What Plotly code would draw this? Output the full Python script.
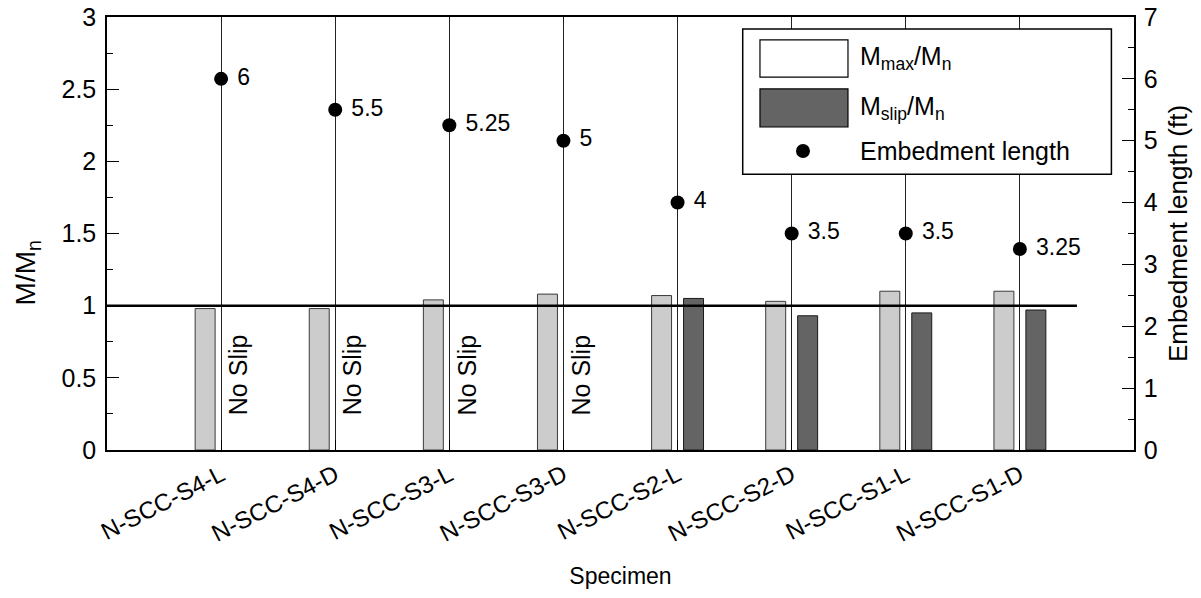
import plotly.graph_objects as go

# Specimens and measured ratios
specimens = ["N-SCC-S4-L", "N-SCC-S4-D", "N-SCC-S3-L", "N-SCC-S3-D",
             "N-SCC-S2-L", "N-SCC-S2-D", "N-SCC-S1-L", "N-SCC-S1-D"]
m_max_ratio = [0.98, 0.98, 1.04, 1.08, 1.07, 1.03, 1.10, 1.10]
m_slip_ratio = [None, None, None, None, 1.05, 0.93, 0.95, 0.97]
embed_length_ft = [6, 5.5, 5.25, 5, 4, 3.5, 3.5, 3.25]
reference_ratio = 1.0

pos = list(range(1, len(specimens) + 1))
FONT = "Liberation Sans, Arial, sans-serif"
FS = 24
bar_w = 0.175

fig = go.Figure()

fig.add_trace(go.Bar(
    x=pos, y=m_max_ratio, width=bar_w, offset=-0.14 - bar_w / 2,
    marker=dict(color="#cccccc", line=dict(color="#3a3a3a", width=1)),
    showlegend=False, yaxis="y",
))
fig.add_trace(go.Bar(
    x=pos, y=m_slip_ratio, width=bar_w, offset=0.14 - bar_w / 2,
    marker=dict(color="#646464", line=dict(color="#1a1a1a", width=1)),
    showlegend=False, yaxis="y",
))
fig.add_trace(go.Scatter(
    x=pos, y=embed_length_ft, yaxis="y2", mode="markers+text",
    marker=dict(color="black", size=14),
    text=[" " + f"{v:g}" for v in embed_length_ft], textposition="middle right",
    textfont=dict(family=FONT, size=23, color="black"),
    showlegend=False, cliponaxis=False,
))

shapes = [dict(type="line", xref="x", yref="y", x0=0, x1=8.5,
               y0=reference_ratio, y1=reference_ratio,
               line=dict(color="black", width=2.5), layer="above")]
annotations = []

# "No Slip" markers where no slip value exists
for p, s in zip(pos, m_slip_ratio):
    if s is None:
        annotations.append(dict(x=p + 0.15, y=0.52, xref="x", yref="y",
                                text="No Slip", textangle=-90, showarrow=False,
                                font=dict(family=FONT, size=25, color="black")))

# Left axis title, set slightly below the vertical middle
annotations.append(dict(x=-0.077, y=0.41, xref="paper", yref="paper",
                        text="M/M<sub>n</sub>", textangle=-90, showarrow=False,
                        xanchor="center", yanchor="middle",
                        font=dict(family=FONT, size=28, color="black")))

# Boxed key in the upper right
shapes += [
    dict(type="rect", xref="paper", yref="paper", x0=0.619, x1=0.978, y0=0.637, y1=0.972,
         line=dict(color="black", width=1.5), fillcolor="white", layer="above"),
    dict(type="rect", xref="paper", yref="paper", x0=0.6358, x1=0.7215, y0=0.861, y1=0.947,
         line=dict(color="black", width=1.2), fillcolor="white", layer="above"),
    dict(type="rect", xref="paper", yref="paper", x0=0.6358, x1=0.7215, y0=0.746, y1=0.834,
         line=dict(color="black", width=1.2), fillcolor="#646464", layer="above"),
    dict(type="circle", xref="paper", yref="paper", x0=0.6709, x1=0.6845, y0=0.6745, y1=0.7065,
         line=dict(color="black", width=0), fillcolor="black", layer="above"),
]
for txt, yy in [("M<sub>max</sub>/M<sub>n</sub>", 0.905),
                ("M<sub>slip</sub>/M<sub>n</sub>", 0.79),
                ("Embedment length", 0.69)]:
    annotations.append(dict(x=0.7313, y=yy, xref="paper", yref="paper", text=txt,
                            xanchor="left", yanchor="middle", showarrow=False,
                            font=dict(family=FONT, size=25, color="black")))

fig.update_layout(
    width=1201, height=598,
    margin=dict(l=107, r=67, t=17, b=148),
    paper_bgcolor="white", plot_bgcolor="white",
    font=dict(family=FONT, size=FS, color="black"),
    barmode="overlay",
    shapes=shapes, annotations=annotations,
    xaxis=dict(
        range=[0, 9], tickmode="array", tickvals=pos, ticktext=specimens,
        tickangle=-27, ticks="inside", ticklen=10, tickcolor="black",
        showline=True, linecolor="black", linewidth=1.5, mirror=True,
        showgrid=True, gridcolor="#222222", gridwidth=1, zeroline=False,
        title=dict(text="Specimen", standoff=22, font=dict(family=FONT, size=23)),
        automargin=False, tickfont=dict(size=FS),
    ),
    yaxis=dict(
        range=[0, 3], dtick=0.5, ticks="inside", ticklen=12, ticklabelstandoff=4,
        tickcolor="black", minor=dict(dtick=0.25, ticks="inside", ticklen=6, tickcolor="black"),
        showline=True, linecolor="black", linewidth=1.5, mirror=True,
        showgrid=False, zeroline=False, automargin=False,
        tickfont=dict(size=25),
    ),
    yaxis2=dict(
        range=[0, 7], dtick=1, overlaying="y", side="right", ticks="inside", ticklen=12,
        ticklabelstandoff=3,
        tickcolor="black", minor=dict(dtick=0.5, ticks="inside", ticklen=6, tickcolor="black"),
        showline=True, linecolor="black", linewidth=1.5,
        showgrid=False, zeroline=False, automargin=False,
        tickfont=dict(size=25),
        title=dict(text="Embedment length (ft)", standoff=12, font=dict(family=FONT, size=26)),
    ),
)

fig.write_html("out.html")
--
From the first line above down to the line with "import plotly.graph_objects as go", reproduce every line and no others, omitting pictures.

What Plotly code would draw this? Output the full Python script.
import plotly.graph_objects as go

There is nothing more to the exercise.